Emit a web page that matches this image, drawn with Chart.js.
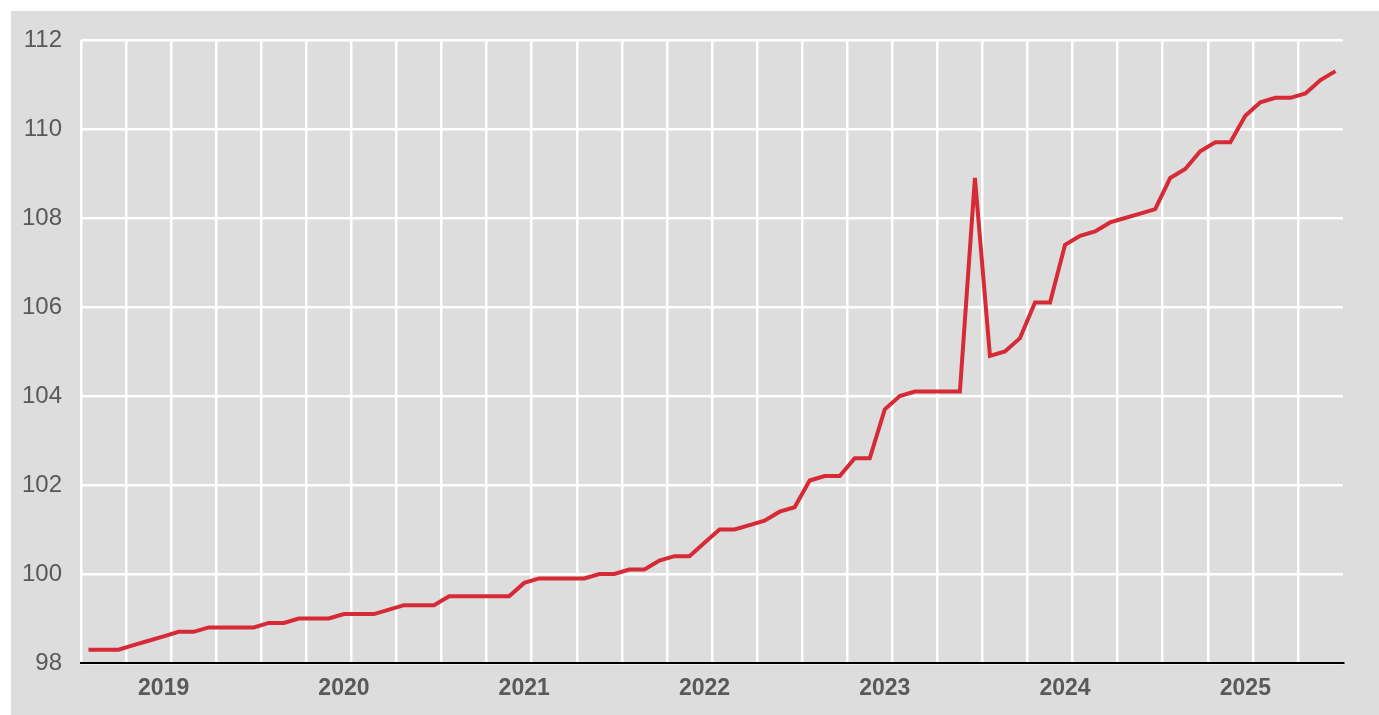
<!DOCTYPE html>
<html>
<head>
<meta charset="utf-8">
<script src="https://cdn.jsdelivr.net/npm/chart.js@4/dist/chart.umd.min.js"></script>
<style>
    html, body { margin: 0; padding: 0; background: #ffffff; }
    #wrap {
        position: absolute;
        left: 11px; top: 11px;
        width: 1368px; height: 704px;
        background: #dddddd;
    }
</style>
</head>
<body>
<div id="wrap"><canvas id="chart"></canvas></div>
<script>
// ─── Data (monthly index, Jan 2019 – Dec 2025) ───────────────────────────────
const years = ['2019', '2020', '2021', '2022', '2023', '2024', '2025'];

const v2019 = [98.3, 98.3, 98.3, 98.4, 98.5, 98.6, 98.7, 98.7, 98.8, 98.8, 98.8, 98.8];
const v2020 = [98.9, 98.9, 99.0, 99.0, 99.0, 99.1, 99.1, 99.1, 99.2, 99.3, 99.3, 99.3];
const v2021 = [99.5, 99.5, 99.5, 99.5, 99.5, 99.8, 99.9, 99.9, 99.9, 99.9, 100.0, 100.0];
const v2022 = [100.1, 100.1, 100.3, 100.4, 100.4, 100.7, 101.0, 101.0, 101.1, 101.2, 101.4, 101.5];
const v2023 = [102.1, 102.2, 102.2, 102.6, 102.6, 103.7, 104.0, 104.1, 104.1, 104.1, 104.1, 108.9];
const v2024 = [104.9, 105.0, 105.3, 106.1, 106.1, 107.4, 107.6, 107.7, 107.9, 108.0, 108.1, 108.2];
const v2025 = [108.9, 109.1, 109.5, 109.7, 109.7, 110.3, 110.6, 110.7, 110.7, 110.8, 111.1, 111.3];

const yTicks = [98, 100, 102, 104, 106, 108, 110, 112];

// one label per month, e.g. "2019-01"
const months = [];
years.forEach(y => {
    for (let m = 1; m <= 12; m++) months.push(y + '-' + String(m).padStart(2, '0'));
});
const values = [].concat(v2019, v2020, v2021, v2022, v2023, v2024, v2025);

// ─── Chart ───────────────────────────────────────────────────────────────────
const FONT = "'Liberation Sans', Arial, sans-serif";
const TEXT = '#595959';

// scales get no extra padding: layout.padding alone places the plot
function fixBox(s, size) {
    if (s.isHorizontal()) s.height = size; else s.width = size;
    s.paddingTop = s.paddingBottom = s.paddingLeft = s.paddingRight = 0;
}

new Chart(document.getElementById('chart'), {
    type: 'line',
    data: {
        labels: months,
        datasets: [{
            data: values,
            borderColor: '#d62a36',
            borderWidth: 4,
            pointRadius: 0,
            tension: 0,
            fill: false
        }]
    },
    options: {
        responsive: true,
        maintainAspectRatio: false,
        animation: false,
        layout: { autoPadding: false, padding: { top: 29, right: 36, left: 0, bottom: 0 } },
        plugins: {
            legend:  { display: false },
            tooltip: { enabled: false }
        },
        scales: {
            x: {
                offset: true,
                afterFit: s => fixBox(s, 52),
                grid: {
                    offset: true,
                    drawTicks: false,
                    lineWidth: 2.5,
                    // quarterly vertical lines
                    color: ctx => (ctx.index % 3 === 0 ? '#ffffff' : 'rgba(0,0,0,0)')
                },
                border: { display: true, color: '#000000', width: 2 },
                ticks: {
                    autoSkip: false,
                    maxRotation: 0,
                    padding: 12,
                    color: TEXT,
                    font: { family: FONT, size: 23, weight: 'bold' },
                    // year label sits under June of each year
                    callback: (val, i) => (i % 12 === 5 ? years[Math.floor(i / 12)] : '')
                }
            },
            y: {
                min: yTicks[0],
                max: yTicks[yTicks.length - 1],
                afterFit: s => fixBox(s, 70),
                afterBuildTicks: s => { s.ticks = yTicks.map(v => ({ value: v })); },
                grid: { drawTicks: false, lineWidth: 2.5, color: '#ffffff' },
                border: { display: false },
                ticks: {
                    padding: 19,
                    color: TEXT,
                    font: { family: FONT, size: 24 }
                }
            }
        }
    }
});
</script>
</body>
</html>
====
Goal
Go from the first line of the data above to the line containing "['2019', '2020', '2021', '2022', '2023', '2024', '2025'];" and retype exactly those lines, both included, but none of the pictures.

Expected output
Emit a web page that matches this image, drawn with Chart.js.
<!DOCTYPE html>
<html>
<head>
<meta charset="utf-8">
<script src="https://cdn.jsdelivr.net/npm/chart.js@4/dist/chart.umd.min.js"></script>
<style>
    html, body { margin: 0; padding: 0; background: #ffffff; }
    #wrap {
        position: absolute;
        left: 11px; top: 11px;
        width: 1368px; height: 704px;
        background: #dddddd;
    }
</style>
</head>
<body>
<div id="wrap"><canvas id="chart"></canvas></div>
<script>
// ─── Data (monthly index, Jan 2019 – Dec 2025) ───────────────────────────────
const years = ['2019', '2020', '2021', '2022', '2023', '2024', '2025'];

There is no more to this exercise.